Lines of data
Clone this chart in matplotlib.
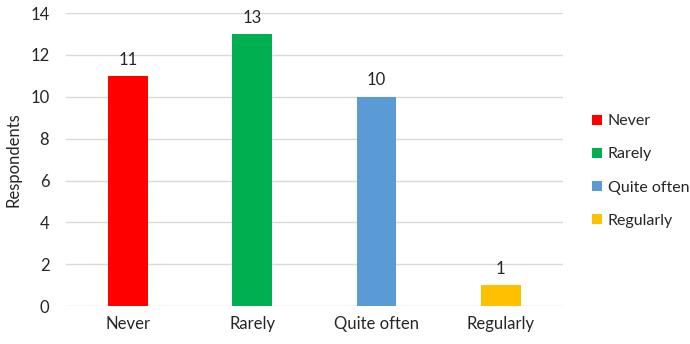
import matplotlib
matplotlib.use("Agg")
import matplotlib.pyplot as plt

categories = ["Never", "Rarely", "Quite often", "Regularly"]
respondents = [11, 13, 10, 1]
colors = ["#FF0000", "#00B050", "#5B9BD5", "#FFC000"]

plt.rcParams['font.family'] = ['Lato', 'DejaVu Sans']
plt.rcParams['font.size'] = 12

fig = plt.figure(figsize=(6.9, 3.44), dpi=100)
ax = fig.add_axes([0.0957, 0.110, 0.720, 0.852])

x = range(len(categories))
bars = ax.bar(x, respondents, width=0.32, color=colors, zorder=3)

for xi, v in zip(x, respondents):
    ax.annotate(str(v), (xi, v), xytext=(0, 6), textcoords="offset points",
                ha="center", va="bottom", color="#262626")

ax.set_xlim(-0.5, len(categories) - 0.5)
ax.set_ylim(0, 14)
ax.set_yticks(range(0, 15, 2))
ax.set_xticks(list(x))
ax.set_xticklabels(categories)
ax.set_ylabel("Respondents", color="#262626", labelpad=6)
ax.grid(axis="y", color="#D9D9D9", linewidth=1, zorder=0)
for s in ax.spines.values():
    s.set_visible(False)
ax.tick_params(length=0, colors="#262626", pad=7)
ax.tick_params(axis="y", pad=12)

leg = fig.legend(bars, categories, loc="center left", bbox_to_anchor=(0.858, 0.503),
                 frameon=False, fontsize=11.5, handlelength=0.6, handleheight=0.6,
                 handletextpad=0.4, labelspacing=1.2, borderaxespad=0, borderpad=0)
for t in leg.get_texts():
    t.set_color("#262626")

fig.savefig("out.png", dpi=100)
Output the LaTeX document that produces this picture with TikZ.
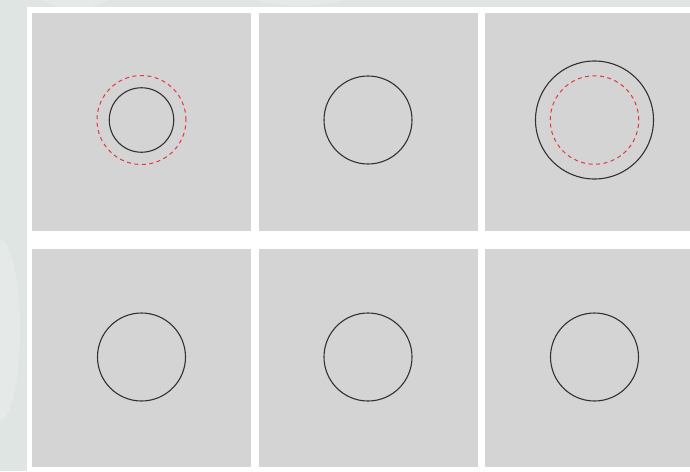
\documentclass[tikz,border=0pt]{standalone}
\usepackage{tikz}
\definecolor{backdrop}{HTML}{DFE5E2}
\definecolor{panelgrey}{HTML}{D4D4D4}
\definecolor{ringdark}{HTML}{363030}
\definecolor{ringred}{HTML}{E2383E}

\begin{document}
\begin{tikzpicture}[x=1pt, y=-1pt,
  panel/.style={rectangle, fill=panelgrey, minimum width=219pt, minimum height=218pt, inner sep=0pt},
  ring/.style={circle, draw=ringdark, line width=1.1pt, inner sep=0pt},
  guide/.style={circle, draw=ringred, dash pattern=on 4pt off 3.5pt, line width=1pt, inner sep=0pt}
  ]
\useasboundingbox (0,0) rectangle (690,471);
\clip (0,0) rectangle (690,471);

% backdrop with faint blobs
\fill[backdrop] (0,0) rectangle (690,471);
\fill[backdrop!80!white] (0,330) ellipse (20 and 90);
\fill[backdrop!80!white] (75,-10) ellipse (40 and 18);
\fill[backdrop!80!white] (300,-12) ellipse (60 and 18);
\fill[white] (27,7) rectangle (700,480);

% Top row
\node[panel] (p1) at (141.5,121.5) {};
\node[panel] (p2) at (368,121.5) {};
\node[panel] (p3) at (594.5,121.5) {};

\node[guide, minimum size=89pt] (g1) at ([yshift=1.5pt]p1.center) {};
\node[ring, minimum size=64.5pt] (r1) at ([yshift=1.5pt]p1.center) {};

\node[ring, minimum size=88pt] (r2) at ([yshift=1.5pt]p2.center) {};

\node[ring, minimum size=118pt] (r3) at ([yshift=1.5pt]p3.center) {};
\node[guide, minimum size=88.5pt] (g3) at ([yshift=1.5pt]p3.center) {};

% Bottom row
\node[panel] (p4) at (141.5,358) {};
\node[panel] (p5) at (368,358) {};
\node[panel] (p6) at (594.5,358) {};

\node[ring, minimum size=88pt] (r4) at ([yshift=1pt]p4.center) {};
\node[ring, minimum size=88pt] (r5) at ([yshift=1pt]p5.center) {};
\node[ring, minimum size=88pt] (r6) at ([yshift=1pt]p6.center) {};

\end{tikzpicture}
\end{document}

**GIVEN EXERCISE:**
Repeat exactly the lines from the first line of the records above through the line containing "plt.rcParams['font.size'] = 12", leaving out the pictures.

**EXERCISE RESPONSE:**
Clone this chart in matplotlib.
import matplotlib
matplotlib.use("Agg")
import matplotlib.pyplot as plt

categories = ["Never", "Rarely", "Quite often", "Regularly"]
respondents = [11, 13, 10, 1]
colors = ["#FF0000", "#00B050", "#5B9BD5", "#FFC000"]

plt.rcParams['font.family'] = ['Lato', 'DejaVu Sans']
plt.rcParams['font.size'] = 12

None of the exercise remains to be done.